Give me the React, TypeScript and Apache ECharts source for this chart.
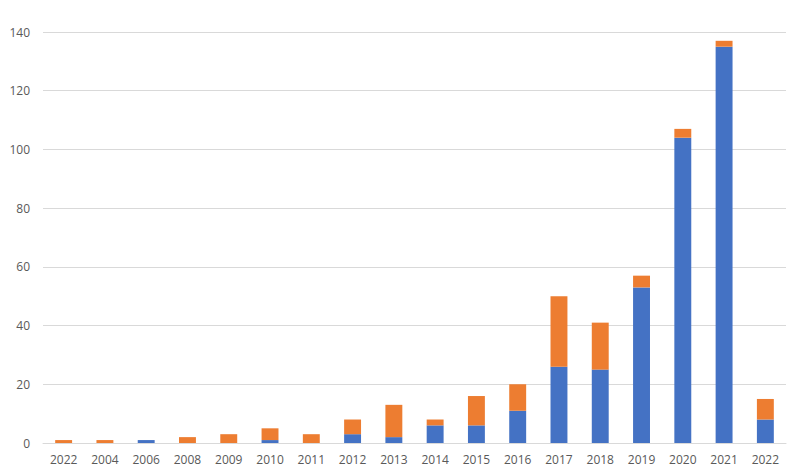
import React, { useEffect, useRef } from "react";
import * as echarts from "echarts";

const categories = ["2022", "2004", "2006", "2008", "2009", "2010", "2011", "2012", "2013", "2014", "2015", "2016", "2017", "2018", "2019", "2020", "2021", "2022"];
const blueValues = [0, 0, 1, 0, 0, 1, 0, 3, 2, 6, 6, 11, 26, 25, 53, 104, 135, 8];
const orangeValues = [1, 1, 0, 2, 3, 4, 3, 5, 11, 2, 10, 9, 24, 16, 4, 3, 2, 7];
const yTicks = { min: 0, max: 140, interval: 20 };

export default function App() {
  const ref = useRef<HTMLDivElement>(null);
  useEffect(() => {
    if (!ref.current) return;
    const chart = echarts.init(ref.current, null, { renderer: "svg" });
    const font = "'Open Sans', 'Noto Sans', sans-serif";
    chart.setOption({
      animation: false,
      textStyle: { fontFamily: font },
      grid: { left: 43, right: 14, top: 32, bottom: 31, containLabel: false },
      xAxis: {
        type: "category",
        data: categories.map((c, i) => ({ value: c + (i === 0 ? "" : ""), textStyle: {} })),
        axisLine: { show: true, lineStyle: { color: "#D9D9D9", width: 1 } },
        axisTick: { show: false },
        axisLabel: { color: "#595959", fontSize: 12, fontFamily: font, margin: 10, interval: 0 },
      },
      yAxis: {
        type: "value",
        min: yTicks.min,
        max: yTicks.max,
        interval: yTicks.interval,
        axisLine: { show: false },
        axisTick: { show: false },
        axisLabel: { color: "#595959", fontSize: 12, fontFamily: font, margin: 13 },
        splitLine: { lineStyle: { color: "#D9D9D9", width: 1 } },
      },
      series: [
        {
          type: "bar",
          stack: "total",
          data: blueValues,
          barWidth: "41%",
          itemStyle: { color: "#4472C4" },
        },
        {
          type: "bar",
          stack: "total",
          data: orangeValues,
          barWidth: "41%",
          itemStyle: { color: "#ED7D31" },
        },
      ],
    });
    return () => chart.dispose();
  }, []);
  return <div ref={ref} style={{ width: 800, height: 474, position: "absolute", left: 0, top: 0, background: "#fff" }} />;
}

____________

### EXERCISE REQUIREMENTS
All of the lines above should be printed exactly, minus the pictures.

### FULL SOLUTION
Give me the React, TypeScript and Apache ECharts source for this chart.
import React, { useEffect, useRef } from "react";
import * as echarts from "echarts";

const categories = ["2022", "2004", "2006", "2008", "2009", "2010", "2011", "2012", "2013", "2014", "2015", "2016", "2017", "2018", "2019", "2020", "2021", "2022"];
const blueValues = [0, 0, 1, 0, 0, 1, 0, 3, 2, 6, 6, 11, 26, 25, 53, 104, 135, 8];
const orangeValues = [1, 1, 0, 2, 3, 4, 3, 5, 11, 2, 10, 9, 24, 16, 4, 3, 2, 7];
const yTicks = { min: 0, max: 140, interval: 20 };

export default function App() {
  const ref = useRef<HTMLDivElement>(null);
  useEffect(() => {
    if (!ref.current) return;
    const chart = echarts.init(ref.current, null, { renderer: "svg" });
    const font = "'Open Sans', 'Noto Sans', sans-serif";
    chart.setOption({
      animation: false,
      textStyle: { fontFamily: font },
      grid: { left: 43, right: 14, top: 32, bottom: 31, containLabel: false },
      xAxis: {
        type: "category",
        data: categories.map((c, i) => ({ value: c + (i === 0 ? "" : ""), textStyle: {} })),
        axisLine: { show: true, lineStyle: { color: "#D9D9D9", width: 1 } },
        axisTick: { show: false },
        axisLabel: { color: "#595959", fontSize: 12, fontFamily: font, margin: 10, interval: 0 },
      },
      yAxis: {
        type: "value",
        min: yTicks.min,
        max: yTicks.max,
        interval: yTicks.interval,
        axisLine: { show: false },
        axisTick: { show: false },
        axisLabel: { color: "#595959", fontSize: 12, fontFamily: font, margin: 13 },
        splitLine: { lineStyle: { color: "#D9D9D9", width: 1 } },
      },
      series: [
        {
          type: "bar",
          stack: "total",
          data: blueValues,
          barWidth: "41%",
          itemStyle: { color: "#4472C4" },
        },
        {
          type: "bar",
          stack: "total",
          data: orangeValues,
          barWidth: "41%",
          itemStyle: { color: "#ED7D31" },
        },
      ],
    });
    return () => chart.dispose();
  }, []);
  return <div ref={ref} style={{ width: 800, height: 474, position: "absolute", left: 0, top: 0, background: "#fff" }} />;
}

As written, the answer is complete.